The only way to truly avoid conflicts of interest, Redfield said, is to make lawmakers step away from any outside employment the minute they come into office.
"Then you know the legislator is making decisions that don’t benefit them financially," he said.
On Dec. 2, Illinois Republican Party’s Downstate Press Secretary Aaron DeGroot tweeted:
"For Kate Cloonen, $8.5 million in state contracts for her construction company isn't enough. She needs that extra $68k/year"
According to a document verified by IDOT, Cloonen’s company received $8.5 million in state construction funding for projects during her time as a legislator. Cloonen said that number is not an accurate reflection of what she personally netted from the state construction work, but she declined to share that amount.
DeGroot’s tweet, though, lacks context and tries to draw a comparison between an individual salary and a company’s gross payment, not net profit, for work completed.
Cloonen’s construction company only acted as a subcontractor and never directly bid on any state projects.
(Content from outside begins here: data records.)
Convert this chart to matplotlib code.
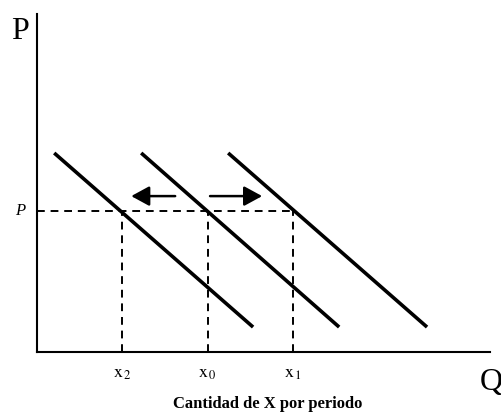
import matplotlib
matplotlib.use("Agg")
import matplotlib.pyplot as plt

plt.rcParams["font.family"] = ["Liberation Serif", "DejaVu Serif"]
plt.rcParams["mathtext.fontset"] = "stix"

# Three parallel demand curves (Q, P endpoints): shifted left, original, shifted right
demand_q = [[0.38, 4.77], [2.30, 6.67], [4.22, 8.61]]
demand_p = [[4.71, 0.59], [4.71, 0.59], [4.71, 0.59]]

price = 3.34                     # the fixed price P
quantities = [1.88, 3.77, 5.65]  # x2, x0, x1 at that price
q_labels = [r"$\mathrm{x}_{\,2}$", r"$\mathrm{x}_{\,0}$", r"$\mathrm{x}_{\,1}$"]

# shift arrows (start, tip) at the same height
arrow_p = 3.69
arrows = [(3.05, 2.08), (3.82, 4.97)]

fig = plt.figure(figsize=(5.02, 4.12), dpi=100)
ax = fig.add_axes([37 / 502, 60 / 412, 453 / 502, 338 / 412])
ax.set_xlim(0, 10)
ax.set_ylim(0, 8)
for side in ["top", "right"]:
    ax.spines[side].set_visible(False)
for side in ["left", "bottom"]:
    ax.spines[side].set_linewidth(1.5)
ax.set_xticks([])
ax.set_yticks([])

for qs, ps in zip(demand_q, demand_p):
    ax.plot(qs, ps, color="black", lw=2.6, solid_capstyle="butt")

ax.plot([0, max(quantities)], [price, price], color="black", lw=1.4,
        ls=(0, (4, 3)))
for q, lab in zip(quantities, q_labels):
    ax.plot([q, q], [0, price], color="black", lw=1.4, ls=(0, (4, 3)))
    ax.text(q, -0.52, lab, ha="center", va="center", fontsize=13,
            clip_on=False)

for start, tip in arrows:
    ax.annotate("", xy=(tip, arrow_p), xytext=(start, arrow_p),
                arrowprops=dict(arrowstyle="-|>,head_length=1.1,head_width=0.6",
                                color="black", lw=1.8, shrinkA=0, shrinkB=0))

ax.text(-0.38, 7.58, "P", ha="center", va="center", fontsize=23, clip_on=False)
ax.text(-0.38, price, "P", ha="center", va="center", fontsize=12,
        style="italic", clip_on=False)
ax.text(10.02, -0.73, "Q", ha="center", va="center", fontsize=23,
        clip_on=False)
ax.text(5.1, -1.23, "Cantidad de X por periodo", ha="center", va="center",
        fontsize=12, fontweight="bold", clip_on=False)

fig.savefig("out.png", dpi=100)
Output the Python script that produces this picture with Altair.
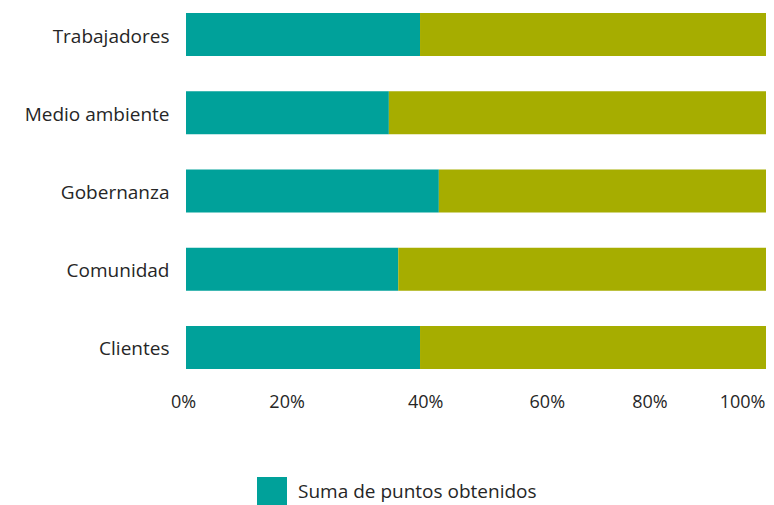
import altair as alt
import pandas as pd

categorias = ["Trabajadores", "Medio ambiente", "Gobernanza", "Comunidad", "Clientes"]
obtenidos = [39.8, 34.5, 43.0, 36.1, 39.8]
restantes = [60.2, 65.5, 57.0, 63.9, 60.2]
series = ["Suma de puntos obtenidos", "Puntos restantes"]
ticks = [0, 20, 40, 60, 80, 100]

rows = []
for c, a, b in zip(categorias, obtenidos, restantes):
    rows.append({"cat": c, "serie": series[0], "valor": a, "orden": 0})
    rows.append({"cat": c, "serie": series[1], "valor": b, "orden": 1})
df = pd.DataFrame(rows)

FONT = "Open Sans"
TXT = "#262626"

chart = alt.Chart(df).mark_bar().encode(
    y=alt.Y("cat:N", sort=categorias, title=None,
            scale=alt.Scale(paddingInner=0.45, paddingOuter=0.064),
            axis=alt.Axis(labelFontSize=19, labelFont=FONT, labelColor=TXT,
                          labelPadding=17, labelOffset=2, ticks=False, tickSize=0,
                          domain=False, labelLimit=300)),
    x=alt.X("valor:Q", stack="zero", title=None,
            scale=alt.Scale(domain=[0, 100], nice=False, range=[0, 588]),
            axis=alt.Axis(values=ticks, labelExpr="datum.value + '%'",
                          labelFontSize=18, labelFont=FONT, labelColor=TXT,
                          labelPadding=19, ticks=False, tickSize=0, domain=False, grid=False,
                          labelAlign={"condition": {"test": "datum.value == 100", "value": "right"}, "value": "center"},
                          labelOffset={"condition": [
                              {"test": "datum.value == 0", "value": -3},
                              {"test": "datum.value == 20", "value": -17},
                              {"test": "datum.value == 40", "value": 4},
                              {"test": "datum.value == 60", "value": 8},
                              {"test": "datum.value == 80", "value": -7},
                              {"test": "datum.value == 100", "value": -9}], "value": 0})),
    color=alt.Color("serie:N", scale=alt.Scale(domain=series, range=["#00A19A", "#A6AD00"]),
                    legend=alt.Legend(values=[series[0]], title=None, orient="none",
                                      legendX=71, legendY=469, symbolType="square",
                                      symbolSize=900, symbolStrokeWidth=0, symbolOpacity=1,
                                      labelFontSize=19, labelFont=FONT, labelColor=TXT,
                                      labelOffset=11, labelLimit=400)),
    order=alt.Order("orden:Q"),
).properties(
    width=580, height=366,
    autosize=alt.AutoSizeParams(type="none"),
    padding={"left": 178, "top": 0, "right": 0, "bottom": 131},
).configure_view(stroke=None)

chart.save("out.html", embed_options={"renderer": "svg", "actions": False})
Cloonen never was found to have a conflict of interest, and she recused herself from most votes regarding capital projects.
And while political science professor emeritus Kent Redfield said Cloonen may have a conflict of interest being both a lawmaker and a business owner, he also said she operated within the law and did not act unethically.
Though DeGroot’s comment about Cloonen was accurate, it omits significant information, including the fact that Cloonen was a subcontractor not hired directly by the state and regularly recuses herself from voting on capital problems.
For those reasons, we rate DeGroot’s claim Half True.